We're lucky here at the A&E Corner because we've got some fine stuff to explore.
We're talking about action, romance and determination, as well as creativity, freedom and – yes – love.
We're talking about the power of the imagination and the joy that comes from doing good work.
Don't forget the fun.
Yes, Mr. Spielberg
Our first adventure begins in 1981, when Harrison Ford traded in his “Star Wars” laser pistol for a bullwhip and a fedora to star as Indiana Jones in “Raiders of the Lost Ark.”
A trio of Mississippi Gulf Coast boys were amazed by what they'd seen, and decided to create a shot-for-shot remake.
They used a Sony Betamax camera, which existed well before the digital revolution we all take for granted.
They had no budget, other than allowances. No soundstage, other than a family basement.
It took seven years to finish “Raiders of the Lost Ark: The Adaptation.”
Steven Spielberg, who directed the original, saw the boys' effort.
“Wanted to let you know how impressed I was with your very loving and detailed tribute to our Raiders of the Lost Ark,'” Spielberg said in a note sent to the young filmmakers. “I saw and appreciated the vast amounts of imagination and originality you put in your film. Again, congratulations. I'll be waiting to see your names someday on the big screen.”
You have the opportunity to see what impressed Spielberg.
Two of the filmmakers, Chris Strompolos and Eric Zala, will attend a free reception at 5 p.m. today at the Lafayette County-Oxford Public Library. It will be followed by a showing of the movie at 6 p.m.
“Strangely, Raiders' is no longer a movie for us. It's transcended that and has become part of our life-changing history,” Strompolos said on www.theraider.net. “It continues to open doors and take us on incredible adventures.”
Take to the skies
Keith Merritt of Tupelo knows something about the value of good work, himself. He spearheaded last year's “Family Kite Flying Day” at Veterans Park.

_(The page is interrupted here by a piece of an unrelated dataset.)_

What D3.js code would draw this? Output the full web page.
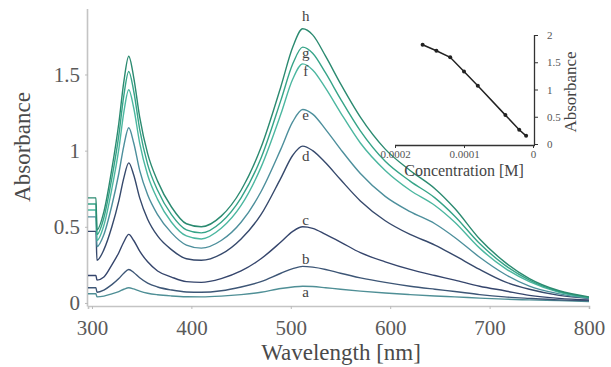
<!DOCTYPE html>
<html><head><meta charset="utf-8">
<script src="https://cdn.jsdelivr.net/npm/d3@7"></script>
<style>
html,body{margin:0;padding:0;background:#fff;}
svg{display:block;}
</style></head>
<body>
<svg id="chart" width="611" height="367"></svg>
<script>
// ---- data ----
const wavelengths = [296,304,305,312,320,327,332,337,342,348,356,366,380,395,410,430,450,470,490,502,512,522,535,550,570,595,620,645,665,690,715,740,770,800];
const seriesNames = ["a","b","c","d","e","f","g","h"];
const serA = [.06,.06,.04,.045,.06,.075,.09,.10,.092,.078,.064,.054,.046,.041,.04,.045,.055,.07,.095,.105,.11,.108,.10,.09,.078,.065,.055,.046,.04,.032,.025,.02,.015,.01];
const serB = [.10,.10,.07,.085,.12,.16,.195,.22,.20,.165,.13,.105,.085,.072,.07,.08,.105,.14,.195,.225,.24,.235,.22,.195,.165,.135,.11,.09,.075,.055,.04,.03,.02,.015];
const serC = [.18,.18,.15,.17,.25,.33,.40,.45,.41,.34,.27,.21,.17,.14,.135,.16,.21,.29,.40,.47,.50,.49,.45,.40,.33,.27,.22,.18,.15,.11,.08,.05,.03,.02];
const serD = [.47,.47,.28,.35,.50,.67,.82,.92,.84,.69,.55,.44,.35,.29,.28,.32,.42,.58,.82,.97,1.03,1.00,.92,.81,.67,.54,.45,.38,.31,.22,.14,.09,.05,.03];
const serE = [.565,.565,.37,.45,.64,.85,1.03,1.15,1.05,.87,.71,.58,.46,.38,.36,.41,.53,.73,1.01,1.19,1.27,1.24,1.14,1.01,.85,.70,.60,.52,.43,.30,.19,.11,.06,.03];
const serF = [.61,.61,.41,.51,.75,1.01,1.25,1.40,1.28,1.05,.84,.68,.53,.44,.42,.49,.64,.89,1.24,1.47,1.57,1.53,1.41,1.25,1.05,.87,.74,.64,.53,.36,.23,.14,.07,.035];
const serG = [.65,.65,.45,.56,.82,1.10,1.36,1.52,1.39,1.14,.91,.74,.58,.48,.46,.53,.69,.95,1.33,1.57,1.68,1.64,1.51,1.34,1.13,.93,.80,.69,.57,.39,.25,.15,.075,.035];
const serH = [.69,.69,.48,.60,.88,1.18,1.45,1.62,1.48,1.22,.98,.80,.63,.52,.50,.57,.74,1.02,1.42,1.68,1.80,1.76,1.62,1.44,1.22,1.01,.87,.75,.62,.42,.27,.16,.08,.04];
const xTicks = [300,400,500,600,700,800];
const yTicks = [0,0.5,1,1.5];

const insetConc = [1.6e-4,1.4e-4,1.2e-4,1.0e-4,0.8e-4,0.4e-4,0.2e-4,0.1e-4];
const insetAbs  = [1.82,1.71,1.59,1.33,1.07,0.53,0.26,0.15];
const insetXTicks = [0.0002,0.0001,0];
const insetXTickLabels = ["0.0002","0.0001","0"];
const insetYTicks = [0,0.5,1,1.5,2];

// ---- styles ----
const FONT = "'Liberation Serif', 'Times New Roman', serif";
const colors = {a:"#4f8f96",b:"#3d5676",c:"#35456c",d:"#36496c",e:"#4d8f9c",f:"#4cb7a0",g:"#36a488",h:"#2b8a70"};
const labelOffset = {a:7,b:-6,c:-5,d:11,e:7,f:9,g:7,h:-11};
const allSeries = [serA,serB,serC,serD,serE,serF,serG,serH];

const svg = d3.select("#chart");
const x = d3.scaleLinear().domain([296,800]).range([88,589]);
const y = d3.scaleLinear().domain([-0.02,1.93]).range([306,9]);

// axes
const gx = svg.append("g").attr("transform","translate(0,306)")
  .call(d3.axisBottom(x).tickValues(xTicks).tickSize(3).tickPadding(11).tickFormat(d3.format("d")));
const gy = svg.append("g").attr("transform","translate(88,0)")
  .call(d3.axisLeft(y).tickValues(yTicks).tickSize(3).tickPadding(5).tickFormat(d=>d===0?"0":String(d)));
[gx,gy].forEach(g=>{
  g.attr("font-family",null).attr("font-size",null);
  g.select(".domain").attr("stroke","#c4c4c4").attr("stroke-width",1.6);
  g.selectAll(".tick line").attr("stroke","#bbb");
  g.selectAll(".tick text").attr("fill","#5a5a5a").style("font-family",FONT).style("font-size","21px");
});
gy.select(".domain").attr("d","M-0.5,9V306.5");

svg.append("text").attr("x",341).attr("y",360).attr("text-anchor","middle")
  .attr("fill","#4a4a4a").style("font-family",FONT).style("font-size","23px").text("Wavelength [nm]");
svg.append("text").attr("transform","translate(30,147) rotate(-90)").attr("text-anchor","middle")
  .attr("fill","#4a4a4a").style("font-family",FONT).style("font-size","23px").text("Absorbance");

// curves
const line = d3.line().x((d,i)=>x(wavelengths[i])).y(d=>y(d)).curve(d3.curveMonotoneX);
allSeries.forEach((s,k)=>{
  const n = seriesNames[k];
  svg.append("path").attr("d",line(s)).attr("fill","none")
    .attr("stroke",colors[n]).attr("stroke-width",1.4);
  const peak = d3.max(s.slice(15));
  svg.append("text").attr("x",x(515)).attr("y",y(peak)+labelOffset[n])
    .attr("text-anchor","middle").attr("dominant-baseline","middle")
    .attr("fill","#444").style("font-family",FONT).style("font-size","15px").text(n);
});

// inset
const ix = d3.scaleLinear().domain([0,0.0002]).range([533,395]);
const iy = d3.scaleLinear().domain([0,2]).range([144,35]);
const gix = svg.append("g").attr("transform","translate(0,145)")
  .call(d3.axisBottom(ix).tickValues(insetXTicks).tickSize(3).tickPadding(2)
    .tickFormat((d,i)=>insetXTickLabels[i]));
const giy = svg.append("g").attr("transform","translate(534,0)")
  .call(d3.axisRight(iy).tickValues(insetYTicks).tickSize(4).tickPadding(9).tickFormat(d=>String(d)));
[gix,giy].forEach(g=>{
  g.attr("font-family",null).attr("font-size",null);
  g.select(".domain").attr("stroke","#333").attr("stroke-width",1.3);
  g.selectAll(".tick line").attr("stroke","#333");
  g.selectAll(".tick text").attr("fill","#555").style("font-family",FONT).style("font-size","11px");
});
gix.select(".domain").attr("d","M395,0.5H535");
giy.select(".domain").attr("d","M0.5,35V145");

const iline = d3.line().x((d,i)=>ix(insetConc[i])).y(d=>iy(d));
svg.append("path").attr("d",iline(insetAbs)).attr("fill","none").attr("stroke","#222").attr("stroke-width",1.5);
svg.selectAll(".ipt").data(insetAbs).enter().append("circle")
  .attr("cx",(d,i)=>ix(insetConc[i])).attr("cy",d=>iy(d)).attr("r",2).attr("fill","#222");

svg.append("text").attr("x",464).attr("y",176).attr("text-anchor","middle")
  .attr("fill","#444").style("font-family",FONT).style("font-size","16px").text("Concentration [M]");
svg.append("text").attr("transform","translate(576,92) rotate(-90)").attr("text-anchor","middle")
  .attr("fill","#444").style("font-family",FONT).style("font-size","17px").text("Absorbance");
</script>
</body></html>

It was a wonderful success. Kids, parents, grandparents and friends clearly enjoyed coming together to launch multi-colored nylon and plastic kites into the air. There also were some kites made from the pages of the Mighty Daily Journal.
The event returns at 10 a.m. April 1 at the park. Prizes will be available for most unique, most colorful, highest flying and best homemade kite.
The prizes probably won't compare to all the creativity, freedom and – yes – love filling the air.